The major reason is that the venter genome is sequenced to ~9X coverage. There is a high chance that you miss an allele due to sampling fluctuation. You cannot get a good het:hom ratio from huref. In addition, the reference genome has higher indel sequencing error rate than substitution error rate. This makes het:hom of indels lower than that of snps, even if your indel calling is perfect.
The venter reads have a particularly higher 1bp insertion error rate. It is not a good idea to learn indel statistics from huref in general, though this should not explain a low het:hom ratio.
If the sample is not admixed and come from the same population of the reference genome, the theoretical expectation is het:hom=2:1. The derivation is very simple (see the maq paper). However, the reference genome is a hybrid. The het:hom is always lower than 2.
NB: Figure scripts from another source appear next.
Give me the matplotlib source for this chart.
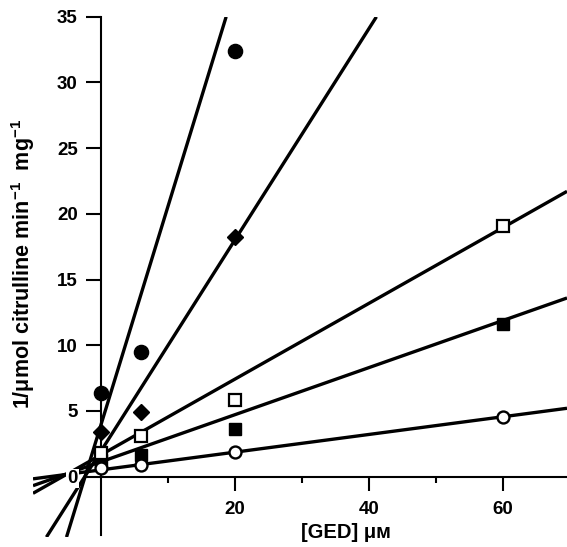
import matplotlib
matplotlib.use("Agg")
import matplotlib.pyplot as plt
from matplotlib.ticker import FixedLocator, NullFormatter

plt.rcParams['font.family'] = ['Liberation Sans', 'DejaVu Sans']
plt.rcParams['font.weight'] = 'bold'
plt.rcParams['mathtext.fontset'] = 'custom'
plt.rcParams['mathtext.rm'] = 'Liberation Sans:bold'
plt.rcParams['mathtext.default'] = 'rm'

# GED concentrations (uM)
conc = [0, 6, 20, 60]

# 1/v at each GED concentration, one series per substrate level
filled_circle = [6.35, 9.5, 32.4]
filled_diamond = [3.4, 4.95, 18.25]
open_square = [1.83, 3.1, 5.85, 19.1]
filled_square = [1.25, 1.65, 3.6, 11.6]
open_circle = [0.66, 0.89, 1.9, 4.57]

# fitted regression lines (slope, intercept) in the same order
fit_slope = [1.66, 0.803, 0.288, 0.179, 0.0673]
fit_intercept = [4.02, 1.98, 1.67, 1.14, 0.52]

x_ticks = [20, 40, 60]
x_minor = [10, 30, 50]
y_ticks = [0, 5, 10, 15, 20, 25, 30, 35]

fig = plt.figure(figsize=(5.67, 5.47), dpi=100)
ax = fig.add_axes([0.0582, 0.0181, 0.9418, 0.9512])
ax.set_xlim(-10.2, 69.6)
ax.set_ylim(-4.6, 35.0)

for m, b in zip(fit_slope, fit_intercept):
    ax.axline((0, b), slope=m, color='black', lw=2.4, zorder=2,
              solid_capstyle='butt')

mk = dict(linestyle='none', zorder=4, markeredgecolor='black')
ax.plot(conc[:3], filled_circle, marker='o', ms=10.2, mfc='black', mew=1, **mk)
ax.plot(conc[:3], filled_diamond, marker='D', ms=8.5, mfc='black', mew=1, **mk)
ax.plot(conc, filled_square, marker='s', ms=8.8, mfc='black', mew=1, **mk)
ax.plot(conc, open_square, marker='s', ms=8.3, mfc='white', mew=1.6, **mk)
ax.plot(conc, open_circle, marker='o', ms=8.6, mfc='white', mew=1.7, **mk)

# axes cross at the origin
for s in ('top', 'right'):
    ax.spines[s].set_visible(False)
ax.spines['left'].set_position(('data', 0))
ax.spines['bottom'].set_position(('data', 0))
ax.spines['left'].set_bounds(-4.45, 35)
ax.spines['bottom'].set_bounds(0, 69.6)
for s in ('left', 'bottom'):
    ax.spines[s].set_linewidth(1.5)
    ax.spines[s].set_zorder(2.5)
ax.set_axisbelow(False)

ax.xaxis.set_major_locator(FixedLocator(x_ticks))
ax.xaxis.set_minor_locator(FixedLocator(x_minor))
ax.xaxis.set_minor_formatter(NullFormatter())
ax.yaxis.set_major_locator(FixedLocator(y_ticks))
ax.tick_params(axis='x', which='major', direction='out', length=10, width=1.5,
               pad=7.5, labelsize=13.5)
ax.tick_params(axis='x', which='minor', direction='out', length=4.5, width=1.5)
ax.tick_params(axis='y', which='major', direction='out', length=11, width=1.5,
               pad=6, labelsize=13.5)
for lab in ax.get_xticklabels() + ax.get_yticklabels():
    lab.set_fontweight('bold')

# white patch behind the "0" so the lines pass under it
zero_tick = ax.yaxis.get_major_ticks()[0]
zero_tick.label1.set_bbox(dict(facecolor='white', edgecolor='none', pad=1.0))

fig.text(0.610, 0.026, '[GED] μᴍ', ha='center', va='center',
         fontsize=14.5, fontweight='bold')
fig.text(0.041, 0.518, '1/μmol citrulline min$^{-1}$  mg$^{-1}$',
         rotation=90, ha='center', va='center', fontsize=15.5,
         fontweight='bold')

fig.savefig('out.png', dpi=100)
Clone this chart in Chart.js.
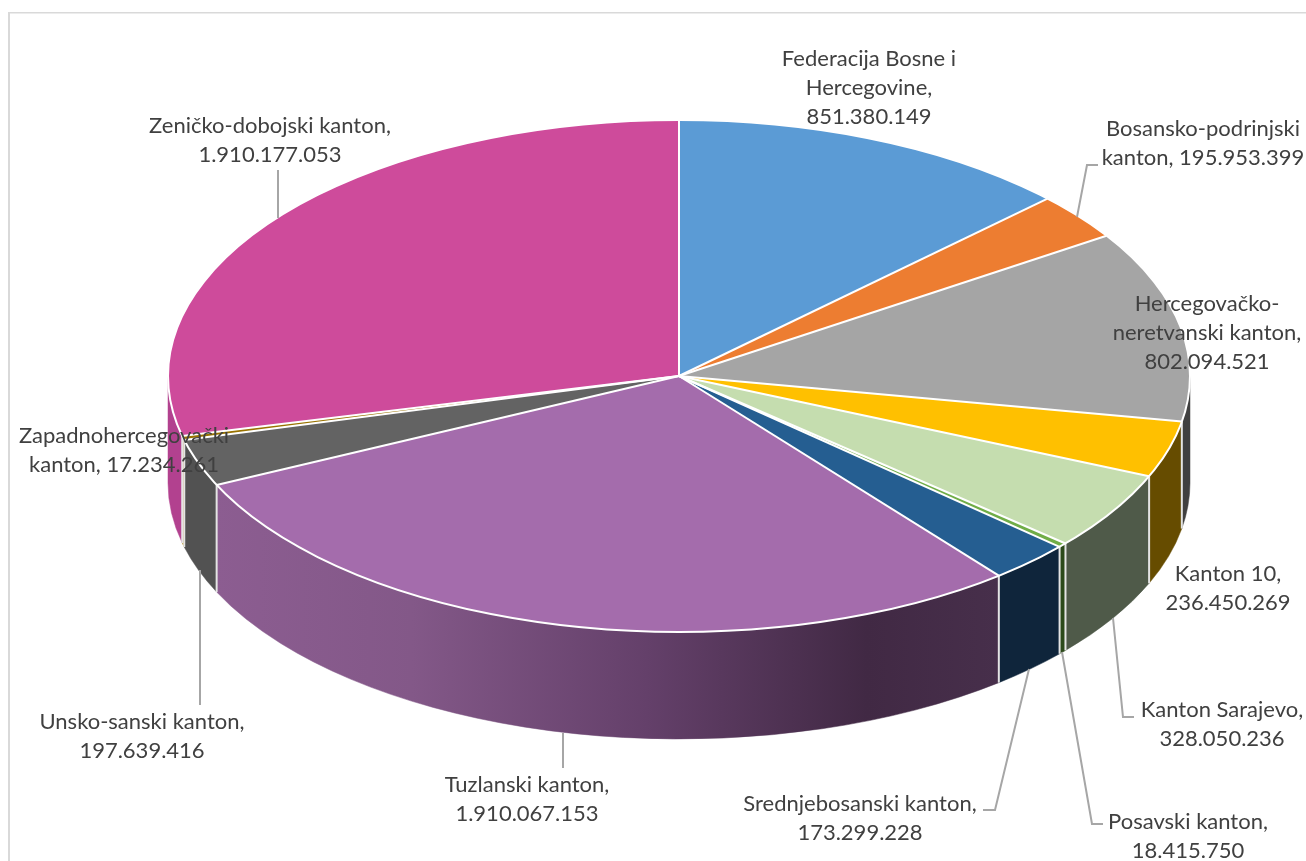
<!DOCTYPE html>
<html><head><meta charset="utf-8">
<style>html,body{margin:0;padding:0;background:#fff;overflow:hidden}canvas{display:block}</style>
<script src="https://cdn.jsdelivr.net/npm/chart.js@4/dist/chart.umd.js"></script>
</head><body><canvas id="c" width="1306" height="861"></canvas>
<script>
const categories = ['Federacija Bosne i Hercegovine','Bosansko-podrinjski kanton','Hercegovačko-neretvanski kanton','Kanton 10','Kanton Sarajevo','Posavski kanton','Srednjebosanski kanton','Tuzlanski kanton','Unsko-sanski kanton','Zapadnohercegovački kanton','Zeničko-dobojski kanton'];
const values = [851380149,195953399,802094521,236450269,328050236,18415750,173299228,1910067153,197639416,17234261,1910177053];
const topColors = ['#5B9BD5','#ED7D31','#A5A5A5','#FFC000','#C5DDAF','#70AD47','#255E91','#A46CAC','#636363','#997300','#CE4B9B'];
const wallColors = ['#2F5070','#7A4019','#404040','#664C00','#4F5A49','#2C4A1B','#0F253B','#6B4570','#525252','#B8963A','#B2418F'];
const labelLines = [
 ['Federacija Bosne i','Hercegovine,','851.380.149'],
 ['Bosansko-podrinjski','kanton, 195.953.399'],
 ['Hercegovačko-','neretvanski kanton,','802.094.521'],
 ['Kanton 10,','236.450.269'],
 ['Kanton Sarajevo,','328.050.236'],
 ['Posavski kanton,','18.415.750'],
 ['Srednjebosanski kanton,','173.299.228'],
 ['Tuzlanski kanton,','1.910.067.153'],
 ['Unsko-sanski kanton,','197.639.416'],
 ['Zapadnohercegovački','kanton, 17.234.261'],
 ['Zeničko-dobojski kanton,','1.910.177.053']
];
// layout of the projected pie and its annotations (pixels)
const PIE = {cx:679, cy:376, rx:511, ry:256, depth:107};
const labelAnchors = [[869,59],[1203,129],[1207,304],[1228,574],[1222,710],[1188,822],[860,804],[527,785],[142,722],[124,436],[270,126]];
const leaders = [null,[[1077,217],[1087,165],[1098,165]],null,null,[[1113,618],[1123,717],[1134,717]],[[1062,652],[1092,824],[1103,824]],[[1029,669],[995,810],[983,810]],[[563,733],[563,768]],[[200,570],[200,705]],null,[[278,218],[278,170]]];
const FONT = '22px Lato, Carlito, sans-serif';

function wallFill(ctx,i){
  if(i!==7) return wallColors[i];
  const g = ctx.createLinearGradient(216,0,1000,0);
  g.addColorStop(0,'#8C5D91'); g.addColorStop(0.25,'#835888'); g.addColorStop(0.55,'#64406A');
  g.addColorStop(0.83,'#412944'); g.addColorStop(1,'#472F4B');
  return g;
}
const pie3d = {
  id:'pie3d',
  beforeDraw(chart){
    const c = chart.ctx; c.save();
    c.fillStyle='#fff'; c.fillRect(0,0,1306,861);
    c.fillStyle='#D9D9D9'; c.fillRect(8,12,2,849); c.fillRect(8,12,1298,1.5);
    c.restore();
  },
  beforeDatasetsDraw(chart){
    const c = chart.ctx, arcs = chart.getDatasetMeta(0).data, {cx,cy,rx,ry,depth} = PIE;
    // side walls: extrude the visible part of each library arc
    c.save();
    const two = Math.PI*2, segs = [];
    arcs.forEach((a,i)=>{
      let s1 = a.startAngle, e1 = a.endAngle;
      while(e1 > two){ s1 -= two; e1 -= two; }
      const lo = Math.max(s1,0), hi = Math.min(e1,Math.PI);
      if(hi>lo) segs.push({i,lo,hi});
    });
    segs.forEach(({i,lo,hi})=>{
      c.beginPath();
      c.ellipse(cx,cy+depth,rx,ry,0,lo,hi,false);
      c.ellipse(cx,cy,rx,ry,0,hi,lo,true);
      c.closePath();
      const f = wallFill(c,i);
      c.fillStyle=f; c.strokeStyle=f; c.lineWidth=0.5; c.fill(); c.stroke();
    });
    c.strokeStyle='#E4E4E4'; c.lineWidth=2;
    segs.forEach(({lo})=>{
      if(lo<=0) return;
      const x=cx+rx*Math.cos(lo), y=cy+ry*Math.sin(lo);
      c.beginPath(); c.moveTo(x,y); c.lineTo(x,y+depth); c.stroke();
    });
    c.restore();
    // flatten the library's pie onto the ellipse
    const a0 = arcs[0], R = a0.outerRadius;
    c.save();
    c.translate(cx,cy); c.scale(rx/R,ry/R); c.translate(-a0.x,-a0.y);
  },
  afterDatasetsDraw(chart){
    const c = chart.ctx, arcs = chart.getDatasetMeta(0).data, {cx,cy,rx,ry} = PIE;
    c.restore();
    c.save();
    c.strokeStyle='#fff'; c.lineWidth=2;
    c.beginPath(); c.ellipse(cx,cy,rx,ry,0,0,Math.PI*2); c.stroke();
    arcs.forEach(a=>{
      c.beginPath(); c.moveTo(cx,cy);
      c.lineTo(cx+rx*Math.cos(a.startAngle),cy+ry*Math.sin(a.startAngle)); c.stroke();
    });
    c.restore();
  },
  afterDraw(chart){
    const c = chart.ctx;
    c.save();
    c.strokeStyle='#A6A6A6'; c.lineWidth=2;
    leaders.forEach(p=>{
      if(!p) return;
      c.beginPath(); p.forEach((q,k)=>k?c.lineTo(q[0],q[1]):c.moveTo(q[0],q[1])); c.stroke();
    });
    c.font=FONT; c.fillStyle='#404040'; c.textAlign='center'; c.textBaseline='middle';
    labelLines.forEach((ls,i)=>ls.forEach((t,k)=>c.fillText(t,labelAnchors[i][0],labelAnchors[i][1]+k*29)));
    c.restore();
  }
};
new Chart(document.getElementById('c'),{
  type:'pie',
  data:{labels:categories,datasets:[{data:values,backgroundColor:topColors,borderWidth:0,clip:false}]},
  options:{responsive:false,animation:false,rotation:0,
    plugins:{legend:{display:false},tooltip:{enabled:false},title:{display:false}},
    events:[]},
  plugins:[pie3d]
});
</script></body></html>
Also, you observe homozygous variants mostly due to coalescence, not due to recurrent mutations.
Yes, since the rate of mutation is very low, homozygosity of alleles is usually due to identify by descent - that is a single mutation occured in the past and comes together in an individual because of inbreeding-like effects in a finite population. Alleles can be identical by state if there is a high mutation rate (e.g. for microsatellites in some species) or a long enough time for the same recurrent mutation to occur, which is usually unlikely in a population genetic setting but can be observed over phylogenetic timescales.
I agree. If a small population shows a higher frequency of the indel in both homozygotes and heterozygotes than any of several other populations, one must consider a founder effect.
I agree. If a small population shows a higher frequency of the indel in both homozygotes and heterozygotes than any of several other populations, one must consider a founder effect.